Not so all the stories. "Flames" reads like a hit-and-miss set; some selections simply run out of ideas before they're over.
The best pieces, as ever, are the most closely observed, including those about his boyfriend, Hugh, that resolve into bittersweet comments about their mutual love and dependency. Artist Hugh, along with being an apparently tremendous companion, is also great material. When it's his birthday, he wants the perfect skeleton for use as a drawing model and that warrants a hunt through all of Paris (no, they didn't get the baby skeleton).
Maybe Sedaris is making some of this stuff up, but who cares?
Also appearing are members of Sedaris' family: his parents, who start collecting art to prove they know more about it than he does, and his sister Amy, the actress, who tries to amp up his wardrobe with the constant advice: "Buy it." (This applies to anything "from a taxidermied horse head to a camouflage thong.")
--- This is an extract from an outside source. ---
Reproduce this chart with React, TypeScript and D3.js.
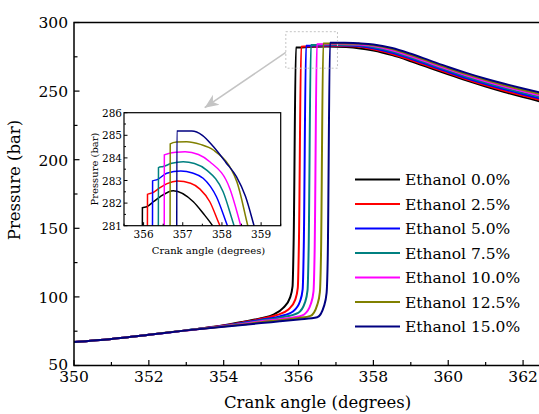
import React from 'react';
import * as d3 from 'd3';

// ---- data: crank angle (deg) vs cylinder pressure (bar) ----
const labels = ['Ethanol 0.0%', 'Ethanol 2.5%', 'Ethanol 5.0%', 'Ethanol 7.5%', 'Ethanol 10.0%', 'Ethanol 12.5%', 'Ethanol 15.0%'];
const colors = ['#000000', '#ff0000', '#0000ff', '#008080', '#ff00ff', '#808000', '#000080'];

const main00 = [[350, 67.2], [351, 69.4], [352, 72.4], [353, 75.6], [354, 79.3], [354.5, 81.8], [355, 84.5], [355.33, 87.1], [355.59, 92.0], [355.77, 99.3], [355.84, 107.7], [355.87, 141.7], [355.93, 281.8], [356.08, 281.84], [356.42, 282.28], [356.76, 282.55], [357.27, 282.06], [357.6, 281.3], [358, 279.6], [358.5, 276.2], [359, 271.8], [359.5, 267.0], [360, 262.2], [360.5, 257.6], [361, 253.3], [361.5, 249.3], [362, 245.6], [362.5, 242.2], [363, 239.0]];
const main25 = [[350, 67.2], [351, 69.4], [352, 72.4], [353, 75.6], [354, 79.1], [354.5, 81.4], [355, 84.0], [355.4, 86.6], [355.73, 90.8], [355.91, 97.8], [355.98, 106.5], [356.01, 139], [356.07, 282.38], [356.2, 282.45], [356.42, 282.68], [356.86, 282.98], [357.44, 282.65], [357.69, 282.06], [358, 280.4], [358.5, 277.1], [359, 272.7], [359.5, 267.9], [360, 263.1], [360.5, 258.5], [361, 254.3], [361.5, 250.3], [362, 246.7], [362.5, 243.3], [363, 240.1]];
const main50 = [[350, 67.2], [351, 69.4], [352, 72.4], [353, 75.6], [354, 78.9], [354.5, 81.0], [355, 83.4], [355.5, 85.8], [355.86, 89.6], [356.04, 96.8], [356.11, 105.5], [356.14, 137], [356.2, 282.98], [356.33, 283.04], [356.59, 283.32], [356.95, 283.42], [357.52, 283.1], [358, 281.2], [358.5, 278.0], [359, 273.6], [359.5, 268.8], [360, 264.0], [360.5, 259.4], [361, 255.2], [361.5, 251.3], [362, 247.7], [362.5, 244.3], [363, 241.2]];
const main75 = [[350, 67.2], [351, 69.4], [352, 72.4], [353, 75.6], [354, 78.7], [354.5, 80.6], [355, 82.8], [355.5, 84.9], [355.99, 88.4], [356.17, 95.8], [356.24, 104.8], [356.27, 135], [356.33, 283.57], [356.48, 283.62], [356.72, 283.76], [357.01, 283.83], [357.61, 283.46], [358, 282.0], [358.5, 278.9], [359, 274.5], [359.5, 269.7], [360, 264.9], [360.5, 260.3], [361, 256.1], [361.5, 252.3], [362, 248.7], [362.5, 245.4], [363, 242.3]];
const main100 = [[350, 67.2], [351, 69.4], [352, 72.4], [353, 75.6], [354, 78.6], [354.5, 80.3], [355, 82.2], [355.5, 83.8], [356, 85.7], [356.15, 87.2], [356.33, 95.0], [356.4, 104], [356.43, 133], [356.49, 284.13], [356.62, 284.2], [357.06, 284.27], [357.69, 283.83], [358, 282.8], [358.5, 279.8], [359, 275.4], [359.5, 270.6], [360, 265.8], [360.5, 261.3], [361, 257.1], [361.5, 253.3], [362, 249.8], [362.5, 246.5], [363, 243.4]];
const main125 = [[350, 67.2], [351, 69.4], [352, 72.4], [353, 75.6], [354, 78.4], [354.5, 79.9], [355, 81.6], [355.5, 83.0], [356, 84.6], [356.32, 86.2], [356.5, 94.2], [356.57, 103.5], [356.6, 130], [356.66, 284.62], [356.84, 284.7], [357.1, 284.72], [357.6, 284.45], [358, 283.4], [358.5, 280.6], [359, 276.3], [359.5, 271.5], [360, 266.7], [360.5, 262.2], [361, 258.1], [361.5, 254.3], [362, 250.8], [362.5, 247.6], [363, 244.5]];
const main150 = [[350, 67.2], [351, 69.4], [352, 72.4], [353, 75.6], [354, 78.3], [354.5, 79.5], [355, 80.9], [355.5, 82.2], [356, 83.6], [356.5, 85.2], [356.68, 93.3], [356.75, 103], [356.78, 128], [356.84, 285.19], [357.23, 285.19], [357.6, 284.8], [358, 284.0], [358.5, 281.4], [359, 277.2], [359.5, 272.4], [360, 267.6], [360.5, 263.1], [361, 259.0], [361.5, 255.3], [362, 251.9], [362.5, 248.7], [363, 245.6]];

// zoomed inset, 355.5 - 359.5 deg, 281 - 286 bar
const inset00 = [[355.965, 279], [355.97, 281.8], [356.08, 281.84], [356.25, 282.06], [356.42, 282.28], [356.76, 282.55], [357.27, 282.06], [357.52, 281.55], [357.76, 281.0], [357.9, 280.6]];
const inset25 = [[356.095, 279], [356.1, 282.39], [356.22, 282.45], [356.42, 282.68], [356.6, 282.86], [356.86, 282.98], [357.2, 282.88], [357.44, 282.62], [357.69, 282.06], [357.95, 281.0], [358.1, 280.5]];
const inset50 = [[356.225, 279], [356.23, 282.98], [356.35, 283.04], [356.59, 283.32], [356.95, 283.42], [357.25, 283.33], [357.52, 283.1], [357.86, 282.28], [358.14, 281.0], [358.3, 280.3]];
const inset75 = [[356.375, 279], [356.38, 283.57], [356.5, 283.62], [356.72, 283.76], [357.01, 283.83], [357.3, 283.75], [357.61, 283.46], [358.03, 282.5], [358.31, 281.0], [358.45, 280.3]];
const inset100 = [[356.525, 279], [356.53, 284.13], [356.65, 284.2], [356.85, 284.25], [357.06, 284.27], [357.4, 284.15], [357.69, 283.83], [358.2, 282.65], [358.48, 281.0], [358.6, 280.2]];
const inset125 = [[356.675, 279], [356.68, 284.62], [356.84, 284.7], [357.1, 284.72], [357.45, 284.6], [357.78, 284.35], [358.38, 282.95], [358.66, 281.0], [358.78, 280.2]];
const inset150 = [[356.845, 279], [356.85, 285.19], [357.23, 285.19], [357.5, 285.0], [357.78, 284.5], [358.1, 283.8], [358.37, 283.17], [358.6, 282.3], [358.82, 281.0], [358.95, 280.2]];

const mainSeries = [main00, main25, main50, main75, main100, main125, main150];
const insetSeries = [inset00, inset25, inset50, inset75, inset100, inset125, inset150];

const xTicks = [350, 352, 354, 356, 358, 360, 362];
const yTicks = [50, 100, 150, 200, 250, 300];
const insetXTicks = [356, 357, 358, 359];
const insetYTicks = [281, 282, 283, 284, 285, 286];

const FONT = '"DejaVu Serif", serif';

export default function App() {
  // main plot scales (right edge runs past the picture)
  const x = d3.scaleLinear().domain([350, 363]).range([74, 560.5]);
  const y = d3.scaleLinear().domain([50, 300]).range([365.5, 22.5]);
  const [x0, x1] = x.range();
  const [yb, yt] = y.range();

  // inset scales
  const ix = d3.scaleLinear().domain([355.5, 359.5]).range([124, 280.7]);
  const iy = d3.scaleLinear().domain([281, 286]).range([225.7, 112.7]);
  const [ix0, ix1] = ix.range();
  const [iyb, iyt] = iy.range();

  const line = d3.line<number[]>().x(d => x(d[0])).y(d => y(d[1])).curve(d3.curveMonotoneX);
  const iline = d3.line<number[]>().x(d => ix(d[0])).y(d => iy(d[1])).curve(d3.curveMonotoneX);

  const xMinor = d3.range(351, 363, 2);
  const yMinor = d3.range(75, 300, 50);
  const ixMinor = d3.range(355.5, 359.6, 1);
  const iyMinor = d3.range(281.5, 286, 1);

  // zoom box on the main plot and the arrow to the inset
  const bx0 = x(355.66), bx1 = x(357.04), by0 = y(293.3), by1 = y(266.7);
  const ax0 = bx0, ay0 = y(278.2);
  const ax1 = ix(357.56), ay1 = iyt - 5;

  return (
    <svg width={539} height={414} style={{ position: 'absolute', left: 0, top: 0, background: '#fff', fontFamily: FONT }}>
      <defs>
        <clipPath id="mainClip"><rect x={x0} y={yt} width={x1 - x0} height={yb - yt} /></clipPath>
        <clipPath id="insetClip"><rect x={ix0} y={iyt} width={ix1 - ix0} height={iyb - iyt} /></clipPath>
        <marker id="arrowHead" viewBox="-14 -7 16 14" markerWidth={16} markerHeight={14} refX={0} refY={0} orient="auto" markerUnits="userSpaceOnUse">
          <path d="M0,0 L-14,-6 L-10,0 L-14,6 Z" fill="#c4c4c4" />
        </marker>
      </defs>
      <rect x={0} y={0} width={539} height={414} fill="#fff" />

      {/* curves */}
      <g clipPath="url(#mainClip)">
        {mainSeries.map((s, i) => (
          <path key={i} d={line(s) || ''} fill="none" stroke={colors[i]} strokeWidth={2} />
        ))}
      </g>

      {/* frame and axes */}
      <path d={`M${x1},${yt}H${x0}V${yb}H${x1}`} fill="none" stroke="#000" strokeWidth={1.5} />
      {xTicks.map(t => (
        <g key={t}>
          <line x1={x(t)} x2={x(t)} y1={yb} y2={yb - 5.5} stroke="#000" strokeWidth={1.2} />
          <text x={x(t)} y={381.5} textAnchor="middle" fontSize={15.5}>{t}</text>
        </g>
      ))}
      {xMinor.map(t => (
        <line key={t} x1={x(t)} x2={x(t)} y1={yb} y2={yb - 3.5} stroke="#000" strokeWidth={1.2} />
      ))}
      {yTicks.map(t => (
        <g key={t}>
          <line x1={x0} x2={x0 + 5.5} y1={y(t)} y2={y(t)} stroke="#000" strokeWidth={1.2} />
          <text x={68} y={y(t) + (t === 50 ? 4 : 5.8)} textAnchor="end" fontSize={15.5}>{t}</text>
        </g>
      ))}
      {yMinor.map(t => (
        <line key={t} x1={x0} x2={x0 + 3.5} y1={y(t)} y2={y(t)} stroke="#000" strokeWidth={1.2} />
      ))}
      <text x={317.5} y={408} textAnchor="middle" fontSize={16.5}>Crank angle (degrees)</text>
      <text transform="translate(20,180) rotate(-90)" textAnchor="middle" fontSize={16.5}>Pressure (bar)</text>

      {/* zoom marker */}
      <rect x={bx0} y={by0} width={bx1 - bx0} height={by1 - by0} fill="none" stroke="#c4c4c4" strokeWidth={1} strokeDasharray="2,2" />
      <line x1={ax0} y1={ay0} x2={ax1} y2={ay1} stroke="#c4c4c4" strokeWidth={1.6} markerEnd="url(#arrowHead)" />

      {/* inset */}
      <rect x={ix0} y={iyt} width={ix1 - ix0} height={iyb - iyt} fill="#fff" />
      <g clipPath="url(#insetClip)">
        {insetSeries.map((s, i) => (
          <path key={i} d={iline(s) || ''} fill="none" stroke={colors[i]} strokeWidth={1.5} />
        ))}
      </g>
      <rect x={ix0} y={iyt} width={ix1 - ix0} height={iyb - iyt} fill="none" stroke="#000" strokeWidth={1.2} />
      {insetXTicks.map(t => (
        <g key={t}>
          <line x1={ix(t)} x2={ix(t)} y1={iyb} y2={iyb - 3.5} stroke="#000" strokeWidth={1} />
          <text x={ix(t)} y={238.3} textAnchor="middle" fontSize={10.5}>{t}</text>
        </g>
      ))}
      {ixMinor.map(t => (
        <line key={t} x1={ix(t)} x2={ix(t)} y1={iyb} y2={iyb - 2} stroke="#000" strokeWidth={1} />
      ))}
      {insetYTicks.map(t => (
        <g key={t}>
          <line x1={ix0} x2={ix0 + 3.5} y1={iy(t)} y2={iy(t)} stroke="#000" strokeWidth={1} />
          <text x={122} y={iy(t) + 4} textAnchor="end" fontSize={10.5}>{t}</text>
        </g>
      ))}
      {iyMinor.map(t => (
        <line key={t} x1={ix0} x2={ix0 + 2} y1={iy(t)} y2={iy(t)} stroke="#000" strokeWidth={1} />
      ))}
      <text x={208.5} y={253.5} textAnchor="middle" fontSize={10}>Crank angle (degrees)</text>
      <text transform="translate(97.5,169) rotate(-90)" textAnchor="middle" fontSize={10}>Pressure (bar)</text>

      {/* legend */}
      {labels.map((l, i) => (
        <g key={l}>
          <line x1={355} x2={400} y1={179.5 + i * 24.5} y2={179.5 + i * 24.5} stroke={colors[i]} strokeWidth={2} />
          <text x={405} y={179.5 + i * 24.5 + 5.8} fontSize={15.5}>{l}</text>
        </g>
      ))}
    </svg>
  );
}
The ultimate Sedaris character this time is his old neighbor Helen, who drives the entire neighborhood crazy but cannot be ignored as she's dying: "I am not a terribly physical person," Sedaris writes. "Helen wasn't either ... so it was odd to find myself rubbing her bare shoulders and then her back. It was, I thought, like stroking some sort of sea creature. ... The windows were steamed, Tony Bennett was on the radio, and saying, 'Please,' her voice catching on the newness of the word, Helen asked me to turn it up."
"When You Are Engulfed in Flames" isn't the best way to introduce a new reader to Sedaris. But for fans, it's good just to be back at the table, hearing that unforgettable voice chatting away. Kind of like catching up with one of your best friends. It's not always what they have to say, but the endearingly entertaining way they say it.